It's the latest prime ministerial intervention in celebrity. During her dying days, Jade Goody was treated to his approval, when he praised her determination "to help her family". A while earlier, he had claimed to wake up to the Arctic Monkeys every morning, a fact most people treated with considerable disbelief.
None of this chimes particularly well with his insistence Britain had started to overcome celebrity, just before becoming prime minister.
Keen to highlight his superiority over Tony Blair, the then-chancellor said: "I think we're moving from this period when, if you like, celebrity matters, when people have become famous for being famous."
If only that was true.
This country has developed an increasingly unhealthy relationship with celebrity. We have always built people up to knock them down, but we now appear to be doing it with a ruthless speed and an utter indifference to their mental state.
Watching Boyle appear on Britain's Got Talent over the weekend was a case in point. After a week of newspaper stories about her increasingly deranged behaviour, she appeared fragile and vulnerable. Her expressions were nervous and indicated a desperation to please, while her mannerisms came across as odd and jolted.

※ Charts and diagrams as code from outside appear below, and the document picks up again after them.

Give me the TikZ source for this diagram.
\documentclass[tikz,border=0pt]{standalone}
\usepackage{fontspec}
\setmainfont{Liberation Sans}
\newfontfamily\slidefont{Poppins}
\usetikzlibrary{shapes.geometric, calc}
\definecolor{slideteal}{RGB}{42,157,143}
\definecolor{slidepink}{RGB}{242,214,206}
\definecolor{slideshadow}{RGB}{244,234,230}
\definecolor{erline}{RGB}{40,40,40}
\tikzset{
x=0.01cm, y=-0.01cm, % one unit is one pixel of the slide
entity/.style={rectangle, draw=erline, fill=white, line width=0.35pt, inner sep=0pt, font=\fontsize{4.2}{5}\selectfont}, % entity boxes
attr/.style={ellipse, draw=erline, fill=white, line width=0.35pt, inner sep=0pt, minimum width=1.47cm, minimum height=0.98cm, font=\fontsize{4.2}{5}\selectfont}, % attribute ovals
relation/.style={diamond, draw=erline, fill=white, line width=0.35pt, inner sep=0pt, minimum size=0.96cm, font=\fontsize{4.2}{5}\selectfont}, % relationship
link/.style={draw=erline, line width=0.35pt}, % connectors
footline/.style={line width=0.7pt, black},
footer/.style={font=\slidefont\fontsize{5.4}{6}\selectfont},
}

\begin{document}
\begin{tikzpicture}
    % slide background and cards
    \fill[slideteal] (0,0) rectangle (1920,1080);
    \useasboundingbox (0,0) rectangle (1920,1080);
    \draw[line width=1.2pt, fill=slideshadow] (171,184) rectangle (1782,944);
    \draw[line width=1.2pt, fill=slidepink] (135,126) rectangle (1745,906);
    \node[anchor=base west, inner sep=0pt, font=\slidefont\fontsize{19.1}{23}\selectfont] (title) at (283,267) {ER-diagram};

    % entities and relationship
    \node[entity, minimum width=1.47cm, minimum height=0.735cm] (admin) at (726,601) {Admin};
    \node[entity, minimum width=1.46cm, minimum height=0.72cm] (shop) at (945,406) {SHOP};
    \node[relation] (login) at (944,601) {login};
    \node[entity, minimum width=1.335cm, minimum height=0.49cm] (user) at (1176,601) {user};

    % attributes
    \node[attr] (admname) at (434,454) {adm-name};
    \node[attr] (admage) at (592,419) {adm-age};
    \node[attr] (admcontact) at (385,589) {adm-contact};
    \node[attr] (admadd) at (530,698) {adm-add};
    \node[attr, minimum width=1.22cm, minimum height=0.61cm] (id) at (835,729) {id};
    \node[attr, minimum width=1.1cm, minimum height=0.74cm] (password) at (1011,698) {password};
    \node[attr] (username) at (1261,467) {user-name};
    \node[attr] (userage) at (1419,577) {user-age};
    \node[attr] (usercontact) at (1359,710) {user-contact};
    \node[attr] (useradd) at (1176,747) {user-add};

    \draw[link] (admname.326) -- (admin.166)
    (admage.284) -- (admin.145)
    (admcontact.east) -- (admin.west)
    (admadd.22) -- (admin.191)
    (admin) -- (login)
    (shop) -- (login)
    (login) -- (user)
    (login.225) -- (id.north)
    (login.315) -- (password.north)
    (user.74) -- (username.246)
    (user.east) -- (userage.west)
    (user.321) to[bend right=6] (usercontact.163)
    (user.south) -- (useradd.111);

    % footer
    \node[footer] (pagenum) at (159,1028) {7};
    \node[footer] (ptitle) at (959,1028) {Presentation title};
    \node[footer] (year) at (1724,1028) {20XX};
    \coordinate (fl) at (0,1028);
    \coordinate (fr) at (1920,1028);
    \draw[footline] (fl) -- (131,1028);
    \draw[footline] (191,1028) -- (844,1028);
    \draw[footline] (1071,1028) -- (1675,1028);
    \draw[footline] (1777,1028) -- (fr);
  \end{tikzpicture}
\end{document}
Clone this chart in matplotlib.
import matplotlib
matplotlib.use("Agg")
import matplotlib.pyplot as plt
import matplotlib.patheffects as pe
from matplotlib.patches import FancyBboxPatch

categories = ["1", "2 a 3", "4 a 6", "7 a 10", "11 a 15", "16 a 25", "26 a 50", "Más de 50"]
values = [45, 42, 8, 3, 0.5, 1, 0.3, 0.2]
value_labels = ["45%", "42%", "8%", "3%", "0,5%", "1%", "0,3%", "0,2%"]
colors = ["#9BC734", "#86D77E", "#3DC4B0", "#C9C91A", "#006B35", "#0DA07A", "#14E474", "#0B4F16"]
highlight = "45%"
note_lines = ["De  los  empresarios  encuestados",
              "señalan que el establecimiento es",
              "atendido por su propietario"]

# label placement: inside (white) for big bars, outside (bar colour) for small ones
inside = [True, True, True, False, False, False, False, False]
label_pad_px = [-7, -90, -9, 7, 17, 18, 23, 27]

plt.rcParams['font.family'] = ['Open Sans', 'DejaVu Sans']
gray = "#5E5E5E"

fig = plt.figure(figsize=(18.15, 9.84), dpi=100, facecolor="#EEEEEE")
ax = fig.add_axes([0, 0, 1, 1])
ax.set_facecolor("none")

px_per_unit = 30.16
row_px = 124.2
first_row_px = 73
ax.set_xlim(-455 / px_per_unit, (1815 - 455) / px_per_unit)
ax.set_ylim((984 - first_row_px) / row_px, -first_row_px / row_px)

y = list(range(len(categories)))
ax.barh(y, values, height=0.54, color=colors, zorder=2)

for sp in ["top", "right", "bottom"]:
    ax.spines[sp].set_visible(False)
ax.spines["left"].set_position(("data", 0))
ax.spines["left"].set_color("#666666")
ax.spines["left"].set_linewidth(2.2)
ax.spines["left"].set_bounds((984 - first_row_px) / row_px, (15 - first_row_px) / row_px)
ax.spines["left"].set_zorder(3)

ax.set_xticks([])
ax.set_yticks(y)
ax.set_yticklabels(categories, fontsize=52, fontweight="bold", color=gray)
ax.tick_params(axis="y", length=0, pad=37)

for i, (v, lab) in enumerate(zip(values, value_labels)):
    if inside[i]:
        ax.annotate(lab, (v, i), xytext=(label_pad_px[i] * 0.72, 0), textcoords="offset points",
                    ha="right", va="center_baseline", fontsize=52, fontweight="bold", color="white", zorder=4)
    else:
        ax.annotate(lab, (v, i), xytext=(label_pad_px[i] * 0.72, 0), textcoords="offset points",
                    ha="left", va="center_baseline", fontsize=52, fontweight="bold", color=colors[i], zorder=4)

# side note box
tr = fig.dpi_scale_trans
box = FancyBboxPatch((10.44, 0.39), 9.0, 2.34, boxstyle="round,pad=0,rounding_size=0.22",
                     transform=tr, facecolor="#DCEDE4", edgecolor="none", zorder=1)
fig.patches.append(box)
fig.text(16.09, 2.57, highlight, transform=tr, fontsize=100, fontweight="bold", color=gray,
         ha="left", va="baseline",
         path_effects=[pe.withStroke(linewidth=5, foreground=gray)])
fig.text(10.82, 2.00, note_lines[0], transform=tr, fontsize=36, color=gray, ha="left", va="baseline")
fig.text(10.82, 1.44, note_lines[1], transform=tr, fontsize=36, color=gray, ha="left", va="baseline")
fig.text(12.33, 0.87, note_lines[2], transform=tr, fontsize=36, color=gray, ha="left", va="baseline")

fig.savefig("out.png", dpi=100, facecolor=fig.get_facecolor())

She was, for all to see, just another victim of the celebrity machine. It sucks them in, uses them, and then spits them out: used and worthless.
Some of the blame can be placed on the format of reality television. Big Brother set the tone a decade ago, when it filmed people in an enclosed space for days on end and forced them to vote against each other, before the audience themselves chose who got kicked out. Then talent shows, heavily reliant on a judging panel made up of, ironically, thoroughly talentless but hugely vindictive narcissists, sealed the deal.
Contestants were ushered on, so the audience could bask in the stream of vitriolic unpleasantness emitted from the judges. Gone was politeness, or caring for people's feelings. Cruelty and sneering were in fashion.
But it's not just the format. We are responsible as well. Our obsession with celebrity has now reached a kind of tipping point. Even the expenses scandal was thought appropriate for celebrity fixes, with Esther Rantzen and other D-listers quickly cited as replacements for MPs. What on earth would make us think they would be any less greedy, or incompetent? What possible reason could there be to presume such a thing, unless the country has gradually come to the conclusion that 'celebrity=good', as a form of a priori reasoning.
Broadsheets and glossy celebrity mags seem to live a world apart, but they are in fact two sides of the same coin.
As we become increasingly disillusioned with politics, we turn to the empty world of celebrity to distract ourselves. But in this world, somewhere, are real people. They have feelings, and hopes and aspirations. They are very much like you and I.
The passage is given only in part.